= Helsinki-86 =

Former Latvian human rights NGO and political party

The CTAG (Cilvēktiesību aizstāvības grupa, Human Rights Defense Group) Helsinki-86 was founded on 10 July 1986 in the Latvian port town of Liepāja by three workers: Linards Grantiņš, Raimonds Bitenieks, and Mārtiņš Bariss. Its name refers to the Helsinki Accords and the year of its founding.

Helsinki-86 was the first openly anti-Communist organization, but also the first openly organized opposition to the Soviet regime, in the former Soviet Union, setting an example for other ethnic minorities' pro-independence movements.

== Role in the "Singing Revolution" ==
Helsinki-86 was an important early actor during the "Singing Revolution" in Latvia, during which the country regained its independence from the USSR.

By the beginning of 1988, there were nearly twenty members of Helsinki-86. The most prominent among them, aside from the founding members were Rolands Silaraups, Konstantins Pupurs, Juris Vidiņš, Juris Ziemelis, Alfreds Zariņš, Heino Lāma, and Edmunds Cirvelis.
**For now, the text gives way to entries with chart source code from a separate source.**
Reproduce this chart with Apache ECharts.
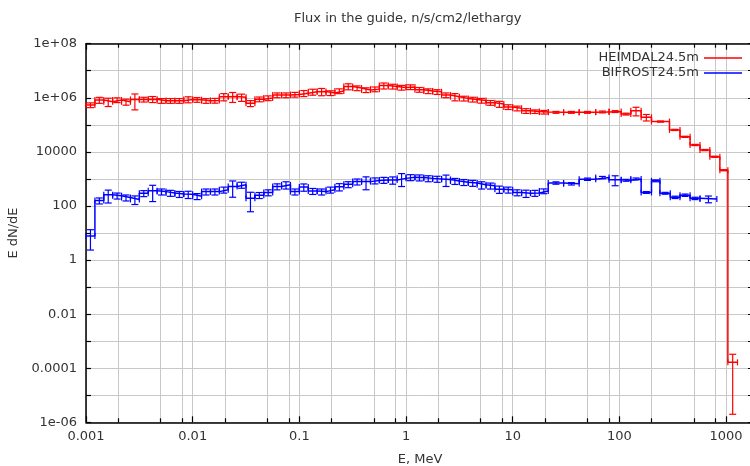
<!DOCTYPE html>
<html><head><meta charset="utf-8">
<script src="https://cdn.jsdelivr.net/npm/echarts@6/dist/echarts.min.js"></script>
<style>html,body{margin:0;padding:0;background:#fff}#c{width:750px;height:466px}</style>
</head><body><div id="c"></div>
<script>
// ---- axis ticks ----
const xTickValues = [0.001, 0.01, 0.1, 1, 10, 100, 1000];
const xTickLabels = ['0.001', '0.01', '0.1', '1', '10', '100', '1000'];
const xMinorGrid = [0.002, 0.005, 0.008, 0.02, 0.05, 0.08, 0.2, 0.5, 0.8, 2, 5, 8, 20, 50, 80, 200, 500, 800];
const xRange = [0.001, 1828];
const yTickValues = [1e8, 1e6, 1e4, 100, 1, 0.01, 1e-4, 1e-6];
const yTickLabels = ['1e+08', '1e+06', '10000', '100', '1', '0.01', '0.0001', '1e-06'];
const yGridValues = [1e-6, 1e-5, 1e-4, 1e-3, 0.01, 0.1, 1, 10, 100, 1e3, 1e4, 1e5, 1e6, 1e7, 1e8];

// ---- bin edges (MeV) ----
const lowEdges = [0.001, 0.001212, 0.001468, 0.001778, 0.002154, 0.00261, 0.003162, 0.003831, 0.004642, 0.005623, 0.006813, 0.008254,
  0.01, 0.01212, 0.01468, 0.01778, 0.02154, 0.0261, 0.03162, 0.03831, 0.04642, 0.05623, 0.06813, 0.08254,
  0.1, 0.1212, 0.1468, 0.1778, 0.2154, 0.261, 0.3162, 0.3831, 0.4642, 0.5623, 0.6813, 0.8254,
  1, 1.212, 1.468, 1.778, 2.154, 2.61, 3.162, 3.831, 4.642, 5.623, 6.813, 8.254,
  10, 12.12, 14.68, 17.78, 21.54];
const heimdalHighEdges = [30, 42, 60, 80, 104, 128, 160, 200, 295, 370, 460, 570, 705, 875, 1040, 1280];
const bifrostHighEdges = [30, 42, 60, 80, 104, 128, 160, 200, 240, 300, 370, 460, 570, 820];

// ---- series values ----
const heimdalName = 'HEIMDAL24.5m';
const heimdalFlux = [5.4e5, 8.3e5, 7.2e5, 8.3e5, 7.1e5, 8.7e5, 8.7e5, 8.9e5, 7.8e5, 7.8e5,
  7.8e5, 8.7e5, 8.5e5, 7.8e5, 7.9e5, 1.1e6, 1.12e6, 1.05e6, 6.3e5, 8.9e5,
  9.8e5, 1.26e6, 1.26e6, 1.32e6, 1.48e6, 1.66e6, 1.7e6, 1.51e6, 1.78e6, 2.63e6,
  2.29e6, 1.95e6, 2.09e6, 2.82e6, 2.63e6, 2.4e6, 2.51e6, 2.0e6, 1.78e6, 1.66e6,
  1.26e6, 1.1e6, 9.5e5, 8.7e5, 7.9e5, 6.6e5, 5.9e5, 4.6e5, 4.1e5, 3.3e5,
  3.1e5, 2.95e5,
  2.9e5, 2.9e5, 2.9e5, 3.0e5, 3.1e5, 2.5e5, 3.3e5, 1.9e5, 1.32e5, 6.5e4,
  3.6e4, 1.8e4, 1.17e4, 6.6e3, 2.1e3, 1.65e-4];
const heimdalRelErr = [0.2, 0.25, 0.34, 0.2, 0.25, 0.59, 0.2, 0.25, 0.2, 0.2,
  0.2, 0.25, 0.2, 0.2, 0.2, 0.3, 0.4, 0.3, 0.25, 0.2,
  0.2, 0.2, 0.2, 0.2, 0.25, 0.25, 0.3, 0.2, 0.2, 0.25,
  0.2, 0.2, 0.2, 0.25, 0.2, 0.2, 0.2, 0.2, 0.2, 0.2,
  0.2, 0.3, 0.2, 0.2, 0.2, 0.2, 0.25, 0.2, 0.2, 0.2,
  0.15, 0.15,
  0.08, 0.08, 0.08, 0.08, 0.08, 0.08, 0.35, 0.27, 0.05, 0.05,
  0.05, 0.05, 0.05, 0.05, 0.05, 0.988];

const bifrostName = 'BIFROST24.5m';
const bifrostFlux = [7.8, 158, 257, 240, 204, 174, 295, 363, 339, 302,
  275, 269, 229, 339, 339, 398, 525, 603, 191, 251,
  316, 525, 603, 339, 501, 355, 339, 398, 513, 631,
  794, 794, 871, 912, 912, 1047, 1148, 1122, 1047, 1000,
  955, 832, 759, 708, 603, 562, 417, 398, 316, 295,
  302, 355,
  708, 661, 977, 1122, 933, 891, 1000, 316, 851, 295,
  209, 251, 191, 182];
const bifrostRelErr = [0.7, 0.25, 0.5, 0.25, 0.25, 0.35, 0.25, 0.6, 0.25, 0.25,
  0.25, 0.3, 0.25, 0.25, 0.25, 0.25, 0.6, 0.25, 0.68, 0.25,
  0.25, 0.25, 0.3, 0.25, 0.3, 0.25, 0.25, 0.25, 0.3, 0.25,
  0.25, 0.5, 0.25, 0.25, 0.3, 0.5, 0.25, 0.25, 0.25, 0.25,
  0.45, 0.25, 0.25, 0.25, 0.3, 0.25, 0.3, 0.25, 0.25, 0.3,
  0.25, 0.2,
  0.1, 0.1, 0.1, 0.1, 0.4, 0.08, 0.08, 0.08, 0.08, 0.08,
  0.1, 0.1, 0.1, 0.28];

const heimdalEdges = lowEdges.concat(heimdalHighEdges);
const bifrostEdges = lowEdges.concat(bifrostHighEdges);

// ---- build ----
const L = Math.log10;
function stepData(edges, vals) {
  const d = vals.map((v, i) => [L(edges[i]), L(v)]);
  d.push([L(edges[vals.length]), L(vals[vals.length - 1])]);
  return d;
}
function errData(edges, vals, rel) {
  return vals.map((v, i) => [L(edges[i]), L(edges[i + 1]), L(v), L(Math.max(v * (1 - rel[i]), 1e-7)), L(v * (1 + rel[i]))]);
}
function renderErr(params, api) {
  const xlo = api.value(0), xhi = api.value(1), y = api.value(2), ylo = api.value(3), yhi = api.value(4);
  const xc = (xlo + xhi) / 2;
  const t = api.coord([xc, yhi]), b = api.coord([xc, ylo]), l = api.coord([xlo, y]), r = api.coord([xhi, y]);
  const st = { stroke: api.visual('color'), lineWidth: 1.2 };
  const cap = 3.5, et = 3;
  return { type: 'group', children: [
    { type: 'line', shape: { x1: t[0], y1: t[1], x2: b[0], y2: b[1] }, style: st },
    { type: 'line', shape: { x1: t[0] - cap, y1: t[1], x2: t[0] + cap, y2: t[1] }, style: st },
    { type: 'line', shape: { x1: b[0] - cap, y1: b[1], x2: b[0] + cap, y2: b[1] }, style: st },
    { type: 'line', shape: { x1: l[0], y1: l[1] - et, x2: l[0], y2: l[1] + et }, style: st },
    { type: 'line', shape: { x1: r[0], y1: r[1] - et, x2: r[0], y2: r[1] + et }, style: st }
  ]};
}
function labelFor(values, labels) {
  return function (v) {
    for (let i = 0; i < values.length; i++) if (Math.abs(L(values[i]) - v) < 1e-6) return labels[i];
    return '';
  };
}
const xMin = L(xRange[0]), xMax = L(xRange[1]);
const yMin = L(yGridValues[0]), yMax = L(yGridValues[yGridValues.length - 1]);
const xMajor = xTickValues.map(L), xMinor = xMinorGrid.map(L);
const yMajor = yTickValues.map(L), yAll = yGridValues.map(L);
const txt = { color: '#333', fontSize: 13, fontFamily: 'DejaVu Sans' };
const gridLine = { show: true, lineStyle: { color: '#c8c8c8', width: 1, type: 'solid' } };
const blackLine = { show: true, onZero: false, lineStyle: { color: '#000', width: 1.5 } };
const noLine = { show: false, onZero: false };

const option = {
  animation: false,
  backgroundColor: '#fff',
  title: { text: 'Flux in the guide, n/s/cm2/lethargy', left: 289, top: 7,
    textStyle: { color: '#333', fontSize: 13, fontWeight: 'normal', fontFamily: 'DejaVu Sans' } },
  legend: { orient: 'vertical', right: 3, top: 45.5, align: 'right', itemGap: 0,
    itemWidth: 38, itemHeight: 1.5,
    textStyle: { color: '#333', fontSize: 13, fontFamily: 'DejaVu Sans', lineHeight: 15 },
    data: [{ name: heimdalName, icon: 'rect' }, { name: bifrostName, icon: 'rect' }] },
  grid: { left: 86, top: 43.7, bottom: 43.7, right: -4, outerBoundsMode: 'none' },
  xAxis: [
    { type: 'value', position: 'bottom', min: xMin, max: xMax,
      axisLine: blackLine,
      axisTick: { show: true, inside: true, length: 6, customValues: xMajor, lineStyle: { color: '#000', width: 1.2 } },
      axisLabel: Object.assign({ customValues: xMajor, margin: 8, formatter: labelFor(xTickValues, xTickLabels) }, txt),
      splitLine: gridLine,
      name: 'E, MeV', nameLocation: 'middle', nameGap: 31, nameTextStyle: txt },
    { type: 'value', position: 'bottom', min: xMin, max: xMax,
      axisLine: noLine,
      axisTick: { show: true, inside: true, length: 4, customValues: xMinor, lineStyle: { color: '#000', width: 1.2 } },
      axisLabel: { show: false }, splitLine: gridLine },
    { type: 'value', position: 'top', min: xMin, max: xMax,
      axisLine: blackLine,
      axisTick: { show: true, inside: true, length: 6, customValues: xMajor, lineStyle: { color: '#000', width: 1.2 } },
      axisLabel: { show: false }, splitLine: { show: false } },
    { type: 'value', position: 'top', min: xMin, max: xMax,
      axisLine: noLine,
      axisTick: { show: true, inside: true, length: 4, customValues: xMinor, lineStyle: { color: '#000', width: 1.2 } },
      axisLabel: { show: false }, splitLine: { show: false } }
  ],
  yAxis: [
    { type: 'value', position: 'left', min: yMin, max: yMax,
      axisLine: blackLine,
      axisTick: { show: true, inside: true, length: 5, customValues: yAll, lineStyle: { color: '#000', width: 1.2 } },
      axisLabel: Object.assign({ customValues: yMajor, margin: 9, formatter: labelFor(yTickValues, yTickLabels) }, txt),
      splitLine: gridLine,
      name: 'E dN/dE', nameLocation: 'middle', nameGap: 58, nameTextStyle: txt },
    { type: 'value', position: 'right', min: yMin, max: yMax,
      axisLine: blackLine,
      axisTick: { show: true, inside: true, length: 6, customValues: yAll, lineStyle: { color: '#000', width: 1.2 } },
      axisLabel: { show: false }, splitLine: { show: false } }
  ],
  series: [
    { name: heimdalName, type: 'line', step: 'end', symbol: 'none', xAxisIndex: 0, yAxisIndex: 0,
      data: stepData(heimdalEdges, heimdalFlux), color: '#ff0000', lineStyle: { color: '#ff0000', width: 1.5 } },
    { name: heimdalName + ' err', type: 'custom', xAxisIndex: 0, yAxisIndex: 0, renderItem: renderErr,
      encode: { x: [0, 1], y: [2, 3, 4] }, itemStyle: { color: '#ff0000' },
      data: errData(heimdalEdges, heimdalFlux, heimdalRelErr) },
    { name: bifrostName, type: 'line', step: 'end', symbol: 'none', xAxisIndex: 0, yAxisIndex: 0,
      data: stepData(bifrostEdges, bifrostFlux), color: '#0000ff', lineStyle: { color: '#0000ff', width: 1.5 } },
    { name: bifrostName + ' err', type: 'custom', xAxisIndex: 0, yAxisIndex: 0, renderItem: renderErr,
      encode: { x: [0, 1], y: [2, 3, 4] }, itemStyle: { color: '#0000ff' },
      data: errData(bifrostEdges, bifrostFlux, bifrostRelErr) }
  ]
};
const chart = echarts.init(document.getElementById('c'), null, { renderer: 'canvas' });
chart.setOption(option);
</script></body></html>
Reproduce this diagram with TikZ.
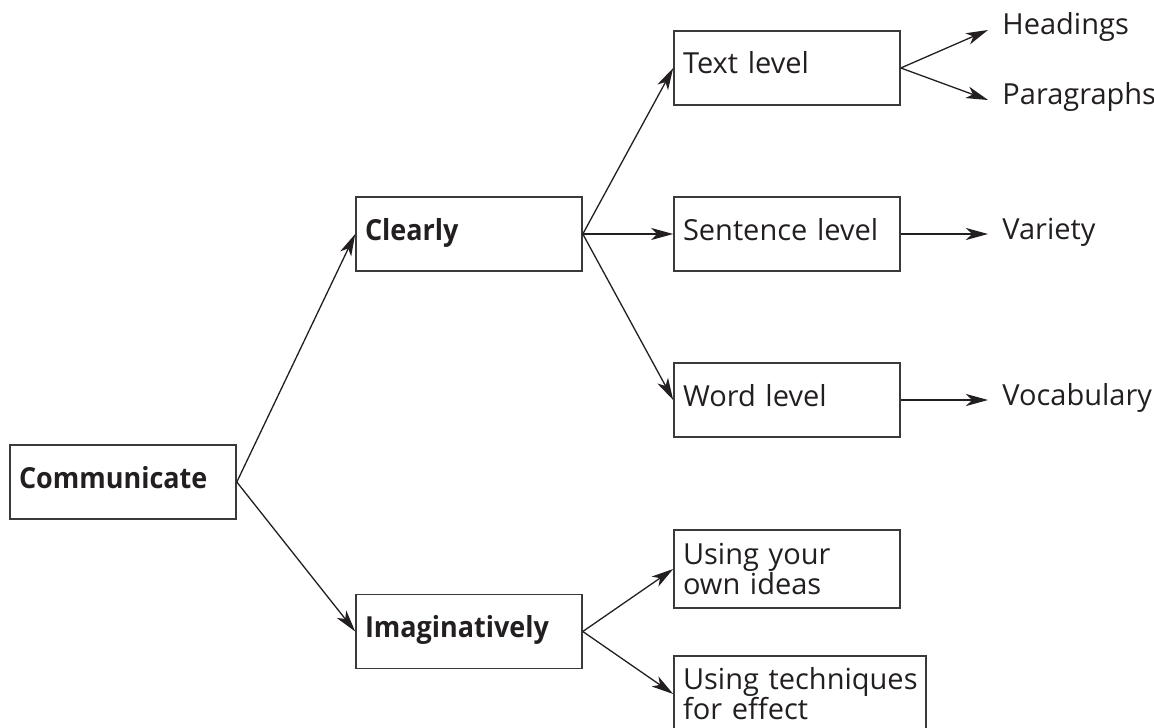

By mid-1988, some of the most active members had been expelled from the USSR by the Soviet authorities.

On June 14, 1987, the group organised the first peaceful anti-Communist demonstration with a customary placing of flowers at the base of the Freedom Monument (Brīvības piemineklis) in the Latvian capital, Riga. This event marked a turning point the rebirth of national courage and self-confidence in Latvia.

On August 23, 1987, the group organized a protest demonstration against the Molotov–Ribbentrop Pact, which among numerous other historical events resulted in the Soviet occupation of Latvia in 1940, during the administration of Latvian President and Prime Minister Kārlis Ulmanis. Historically, on November 18, 1987, Latvian Independence Day was celebrated for the first time since 1940.

On March 25, 1988 the group called for the Latvian people to gather by the Freedom Monument in Riga to commemorate the victims of Soviet terror. On that particular day, it became evident that the pro-independence leadership began a gradual transition of influence from Helsinki-86 to moderate Latvian Communists and nationally prominent figures, who openly invited Latvian citizens for the first time to come en masse to a different Riga location: the Cemetery of Fallen Soldiers.

On June 14, 1988, for the first time since the Soviet occupation, the group openly carried the Latvian national flag through the streets of Riga.

== Since independence ==

A political party based on the Helsinki-86 organization was officially registered in 1998. It was unsuccessful in the elections for Latvia's Saeima (parliament) later that year, as well as in the 2001 municipal elections.